الْحَمْدُ لَكَ بَّنَا Namazda rükûdan kalkılınca “Semi’allahü limen hamideh” dendikten sonra "Rabbimiz, hamd sanadır" anlamında bir dua. Esasen Rükü'dan kıyâma doğrulunca ve iki secde arasında doğrulup oturulduğunda "Sübhânallah" diyecek kadar beklemek vacip. Bu süre içinde ''Rabbena Lekel Hamd'' demek ise sünnet.

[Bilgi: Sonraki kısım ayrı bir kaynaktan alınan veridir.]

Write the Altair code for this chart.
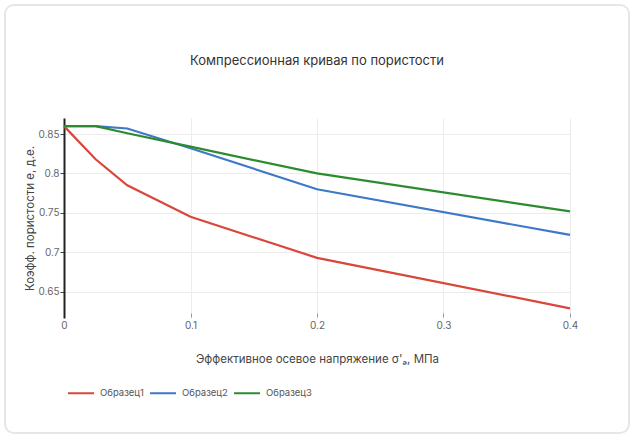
import altair as alt
import pandas as pd

stress = [0, 0.025, 0.05, 0.1, 0.2, 0.4]
sample1 = [0.86, 0.818, 0.785, 0.745, 0.693, 0.629]
sample2 = [0.86, 0.86, 0.857, 0.832, 0.78, 0.722]
sample3 = [0.86, 0.86, 0.851, 0.834, 0.80, 0.752]
series_names = ["Образец1", "Образец2", "Образец3"]
colors = ["#d9463b", "#3d79c6", "#2d8b2f"]
x_ticks = [0, 0.1, 0.2, 0.3, 0.4]
y_ticks = [0.65, 0.7, 0.75, 0.8, 0.85]

rows = []
for name, vals in zip(series_names, [sample1, sample2, sample3]):
    for s, v in zip(stress, vals):
        rows.append({"x": s, "e": v, "series": name})
df = pd.DataFrame(rows)

FONT = "Inter"

card = alt.Chart(pd.DataFrame({"a": [0]})).mark_rect(
    fill="transparent", stroke="#e6e6e6", strokeWidth=2, cornerRadius=9
).encode(
    x=alt.value(-59), x2=alt.value(565), y=alt.value(-113), y2=alt.value(315)
)

lines = alt.Chart(df).mark_line(strokeWidth=2.2, clip=False).encode(
    x=alt.X(
        "x:Q",
        scale=alt.Scale(domain=[0, 0.4], nice=False, zero=False),
        axis=alt.Axis(
            values=x_ticks, format=".1~f", title="Эффективное осевое напряжение σ'ₐ, МПа",
            domain=False, grid=True, gridColor="#ececec", gridWidth=1,
            ticks=True, tickSize=4, tickColor="#9a9a9a", tickWidth=1,
            offset=-5, labelPadding=3, labelFontSize=10, labelColor="#666",
            labelFlush=False,
            labelFont=FONT, titleFont=FONT, titleFontSize=11.5, titleFontWeight="normal",
            titleColor="#444", titlePadding=23,
        ),
    ),
    y=alt.Y(
        "e:Q",
        scale=alt.Scale(domain=[0.6167, 0.8703], nice=False, zero=False),
        axis=alt.Axis(
            values=y_ticks, format=".2~f", title="Коэфф. пористости е, д.е.",
            domain=True, domainColor="#222", domainWidth=2,
            grid=True, gridColor="#ececec", gridWidth=1,
            ticks=True, tickSize=4, tickColor="#444", tickWidth=1,
            labelPadding=1, labelFontSize=10, labelColor="#666", labelFlush=False,
            labelFont=FONT, titleFont=FONT, titleFontSize=11.5, titleFontWeight="normal",
            titleColor="#444", titlePadding=3,
        ),
    ),
    color=alt.Color(
        "series:N",
        scale=alt.Scale(domain=series_names, range=colors),
        legend=alt.Legend(
            title=None, orient="none", direction="horizontal",
            legendX=3, legendY=261, symbolType="stroke", symbolSize=676,
            symbolStrokeWidth=2, labelFontSize=9.5, labelColor="#555", labelFont=FONT,
            labelOffset=5, columnPadding=2, padding=0,
        ),
    ),
)

chart = alt.layer(card, lines).properties(
    width=506,
    height=200,
    padding={"left": 64, "top": 118, "right": 65, "bottom": 122},
    autosize=alt.AutoSizeParams(type="none"),
    background="white",
    title=alt.TitleParams(
        "Компрессионная кривая по пористости", font=FONT, fontSize=13,
        fontWeight="normal", color="#333", anchor="middle", frame="group", offset=-64,
    ),
).configure_view(stroke=None)

chart.save("out.html", embed_options={"renderer": "svg", "actions": False})
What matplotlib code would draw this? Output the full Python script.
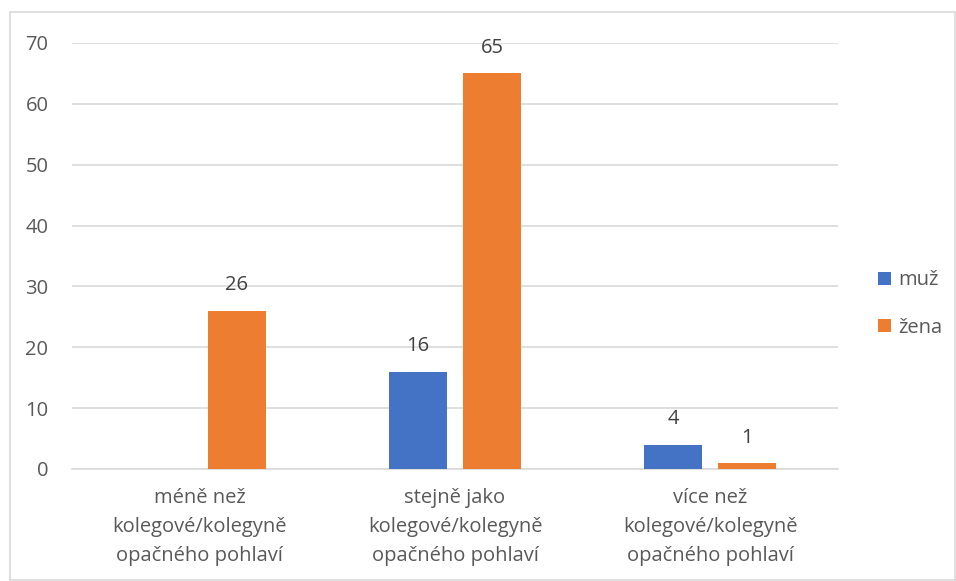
import numpy as np
import matplotlib.pyplot as plt
from matplotlib.patches import Rectangle

categories = ["méně než\nkolegové/kolegyně\nopačného pohlaví",
              "stejně jako\nkolegové/kolegyně\nopačného pohlaví",
              "více než\nkolegové/kolegyně\nopačného pohlaví"]
muz = [0, 16, 4]
zena = [26, 65, 1]
series_names = ["muž", "žena"]

plt.rcParams['font.family'] = ['Open Sans', 'DejaVu Sans']
txt = '#595959'
grid_c = '#d9d9d9'

fig = plt.figure(figsize=(9.56, 5.81), dpi=100)
fig.patches.append(Rectangle((10 / 956, 1 - 580 / 581), 945 / 956, 568 / 581,
                             transform=fig.transFigure, fill=False,
                             edgecolor=grid_c, lw=1.2))
ax = fig.add_axes([72 / 956, 1 - 469 / 581, 766 / 956, 426 / 581])

x = np.arange(len(categories))
w = 0.227
off = 0.145
b1 = ax.bar(x - off, muz, w, color='#4472C4', label=series_names[0], zorder=3)
b2 = ax.bar(x + off, zena, w, color='#ED7D31', label=series_names[1], zorder=3)

for bars, vals in ((b1, muz), (b2, zena)):
    for r, v in zip(bars, vals):
        if v == 0:
            continue
        ax.annotate(str(v), (r.get_x() + r.get_width() / 2, v),
                    xytext=(0, 11), textcoords='offset points', ha='center',
                    va='bottom', fontsize=14.5, color='#404040')

ax.set_xlim(-0.5, 2.5)
ax.set_ylim(0, 70)
ax.set_yticks(range(0, 71, 10))
ax.yaxis.grid(True, color=grid_c, lw=1.2, zorder=0)
ax.set_xticks(x)
ax.set_xticklabels(categories, fontsize=14.5, color=txt, linespacing=1.6)
ax.tick_params(axis='y', length=0, pad=17, labelsize=14.5, labelcolor=txt)
ax.tick_params(axis='x', length=0, pad=14)
for s in ('top', 'right', 'left'):
    ax.spines[s].set_visible(False)
ax.spines['bottom'].set_color(grid_c)
ax.spines['bottom'].set_linewidth(1.2)

ax.legend(loc='center left', bbox_to_anchor=(860 / 956, 1 - 304 / 581),
          bbox_transform=fig.transFigure, frameon=False, fontsize=14.5,
          labelcolor=txt, handlelength=0.65, handleheight=0.65,
          handletextpad=0.35, labelspacing=1.35)

fig.savefig('out.png', dpi=100)
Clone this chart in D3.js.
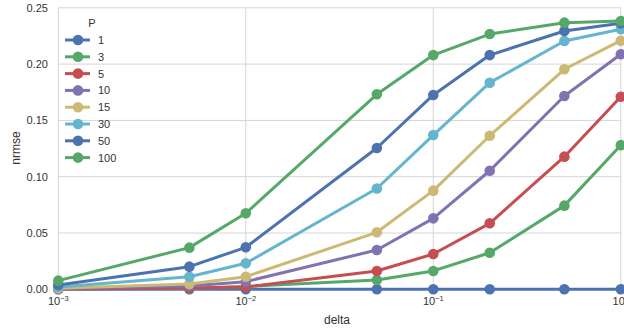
<!DOCTYPE html>
<html><head><meta charset="utf-8">
<script src="https://cdn.jsdelivr.net/npm/d3@7"></script>
<style>body{margin:0;background:#fff}svg{display:block;font-family:"Liberation Sans",Arial,sans-serif}</style>
</head><body><svg id="c" width="624" height="331"></svg>
<script>
const deltas = [0.001, 0.005, 0.01, 0.05, 0.1, 0.2, 0.5, 1.0];
const pLabels = ["1", "3", "5", "10", "15", "30", "50", "100"];
const colors = ["#4c72b0", "#55a868", "#c44e52", "#8172b2", "#ccb974", "#64b5cd", "#4c72b0", "#55a868"];
const p1   = [0, 0, 0, 0, 0, 0, 0, 0];
const p3   = [0.0004, 0.001, 0.0025, 0.0083, 0.0163, 0.0325, 0.0743, 0.128];
const p5   = [0.0003, 0.0012, 0.002, 0.0163, 0.0313, 0.0586, 0.1178, 0.171];
const p10  = [0.0006, 0.003, 0.0068, 0.0349, 0.063, 0.1053, 0.1717, 0.2087];
const p15  = [0.001, 0.0047, 0.0112, 0.0506, 0.0876, 0.1364, 0.1954, 0.2208];
const p30  = [0.002, 0.0112, 0.0231, 0.0895, 0.137, 0.1835, 0.2205, 0.2309];
const p50  = [0.0038, 0.0201, 0.0373, 0.1255, 0.1726, 0.208, 0.2294, 0.2362];
const p100 = [0.0077, 0.037, 0.0675, 0.1732, 0.208, 0.2267, 0.2368, 0.2383];
const series = [p1, p3, p5, p10, p15, p30, p50, p100];
const yTicks = [0, 0.05, 0.10, 0.15, 0.20, 0.25];
const xTicks = [0.001, 0.01, 0.1, 1];
const xTickExp = ["−3", "−2", "−1", "0"];

const svg = d3.select("#c");
const L = 58.3, R = 620.8, T = 7.8, B = 289.3;
const x = d3.scaleLog().domain([0.001, 1]).range([L, R]);
const y = d3.scaleLinear().domain([0, 0.25]).range([B, T]);

// grid
const g = svg.append("g");
g.selectAll(".gy").data(yTicks).enter().append("line")
  .attr("x1", L).attr("x2", R).attr("y1", d => y(d)).attr("y2", d => y(d))
  .attr("stroke", "#d5d5d5").attr("stroke-width", 1);
g.selectAll(".gx").data(xTicks).enter().append("line")
  .attr("y1", T).attr("y2", B).attr("x1", d => x(d)).attr("x2", d => x(d))
  .attr("stroke", "#d5d5d5").attr("stroke-width", 1);

// y tick labels
svg.selectAll(".yl").data(yTicks).enter().append("text")
  .attr("x", 48).attr("y", d => y(d) + 4).attr("text-anchor", "end")
  .attr("font-size", 11).attr("fill", "#333").text(d => d.toFixed(2));
// x tick labels
const xl = svg.selectAll(".xl").data(xTicks).enter().append("text")
  .attr("x", d => x(d)).attr("y", 305).attr("text-anchor", "middle")
  .attr("font-size", 11).attr("fill", "#333");
xl.append("tspan").text("10");
xl.append("tspan").attr("font-size", 7.5).attr("dy", -4).text((d, i) => xTickExp[i]);

svg.append("text").attr("x", 337).attr("y", 324).attr("text-anchor", "middle")
  .attr("font-size", 12).attr("fill", "#333").text("delta");
svg.append("text").attr("transform", "translate(20,148) rotate(-90)").attr("text-anchor", "middle")
  .attr("font-size", 12).attr("fill", "#333").text("nrmse");

// lines
const line = d3.line().x((d, i) => x(deltas[i])).y(d => y(d));
series.forEach((s, k) => {
  const sg = svg.append("g");
  sg.append("path").datum(s).attr("d", line).attr("fill", "none")
    .attr("stroke", colors[k]).attr("stroke-width", 3).attr("stroke-linejoin", "round");
  sg.selectAll("circle").data(s).enter().append("circle")
    .attr("cx", (d, i) => x(deltas[i])).attr("cy", d => y(d)).attr("r", 5.3)
    .attr("fill", colors[k]);
});

// legend
const lg = svg.append("g");
lg.append("text").attr("x", 92).attr("y", 26.5).attr("text-anchor", "middle")
  .attr("font-size", 11).attr("fill", "#333").text("P");
pLabels.forEach((lab, k) => {
  const yy = 40 + k * 16.8;
  lg.append("line").attr("x1", 65).attr("x2", 90).attr("y1", yy).attr("y2", yy)
    .attr("stroke", colors[k]).attr("stroke-width", 3);
  lg.append("circle").attr("cx", 78).attr("cy", yy).attr("r", 5.3).attr("fill", colors[k]);
  lg.append("text").attr("x", 98).attr("y", yy + 4).attr("font-size", 11).attr("fill", "#333").text(lab);
});
</script></body></html>
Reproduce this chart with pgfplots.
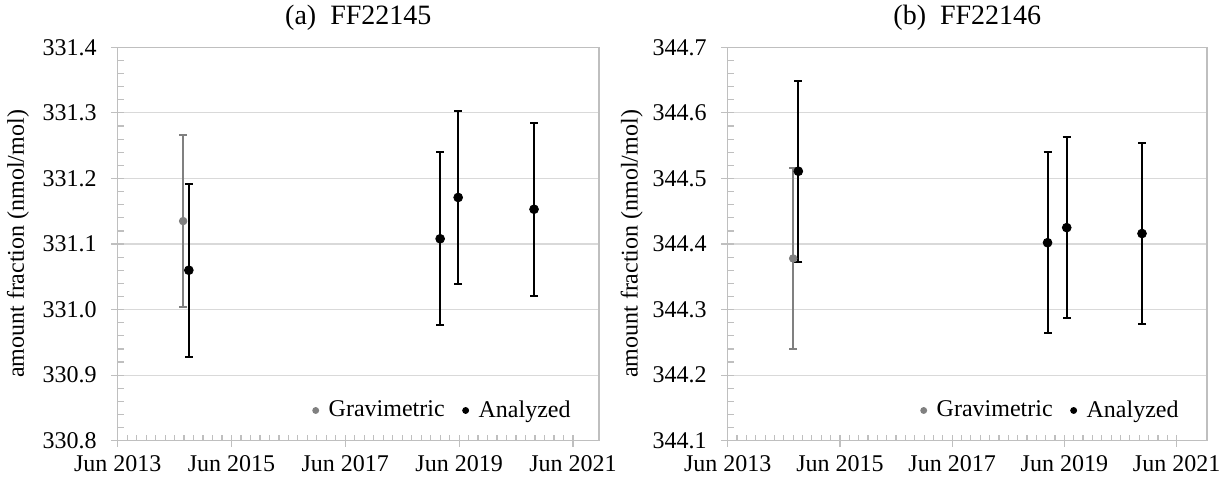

Namaz kılarken söylenmesi gereken ve sünnet olan bazı sözler bulunuyor. Hanefi mezhebine göre namazda rukudan kalkarken söylenen ''Rabbena ve Lekel Hamd'' da böyle bir sünnet. Bunu söyleyen kişiler sünneti yerine getirmiş olurken, söylemeyenler ise bu sevaptan mahrum kalmış oluyor.

Enes b. Mâlik'in rivayet ettiği, "Peygamber Efendimiz Hz. Muhammed (s.a.v) buyurdu ki: İmam 'semiallahü li-men hamideh' deyince siz 'Allāhümme rabbenâ leke'l-hamd' deyin" meâlindeki hadisle (Müslim, "Ṣalât", 77) Ebû Hüreyre tarafından rivayet edilen, "Resûlullah namaza kalktığında ayakta iken iftitah tekbiri alır, sonra rükûa varırken tekbir alır, sonra rükûdan doğrulurken 'semiallahü li-men hamideh', ardından ayakta iken 'rabbenâ ve leke'l-hamd' derdi" hadisi (Müslim, "Ṣalât", 28) bunlara örnek gösterilebilir.

Ebû Hüreyre'den ayrıca Enes'in rivayeti gibi bir rivayet nakledilmiştir. “İmamdan önce hareket etmeyin, o tekbir aldıktan sonra siz alın, “Veleddâllîn” deyince “âmîn” deyin. Rükû edince, siz de rükû edin, “Semi’allahü limen hamideh” deyince “Rabbenâ lekel hamd” deyin Çünkü, sözü meleklerin sözüne uygun düşenin geçmiş günahları affedilir.) ve imamdan önce başınızı kaldırmayın!) [Buhârî, Müslim, Ebu Davud, Tirmizî, Nesaî]

İmam-ı azama göre, İmam, Rabbenâ lekel hamd demez, İmameyne göre ise der. Kitapların çoğunda, İmam-ı a’zamın kavli tercih edilmiştir. (Redd-ül-muhtar) Hanbelî ve Şâfiî’de ise, imamın, cemaatin ve yalnız kılanın Rabbenâ lekel hamd demesi sünnettir.

Hanefilerde cemaatle namaz kılarken sadece "Rabbena lekel hamd" ,"Rabbena ve lekel hamd" veya "Alahumme rabbena lekel hamd" denir. Peki, rükûdan doğrulunca, (Rabbena lekel-hamd) mi, yoksa (Rabbena ve lekel hamd) mi demek gerekir? Bu sorunun cevabı: İkisi de caiz. Ancak meşhur olan (Rabbena lekel-hamd) demek.  (Rabbena lekel hamd) demek daha uygun.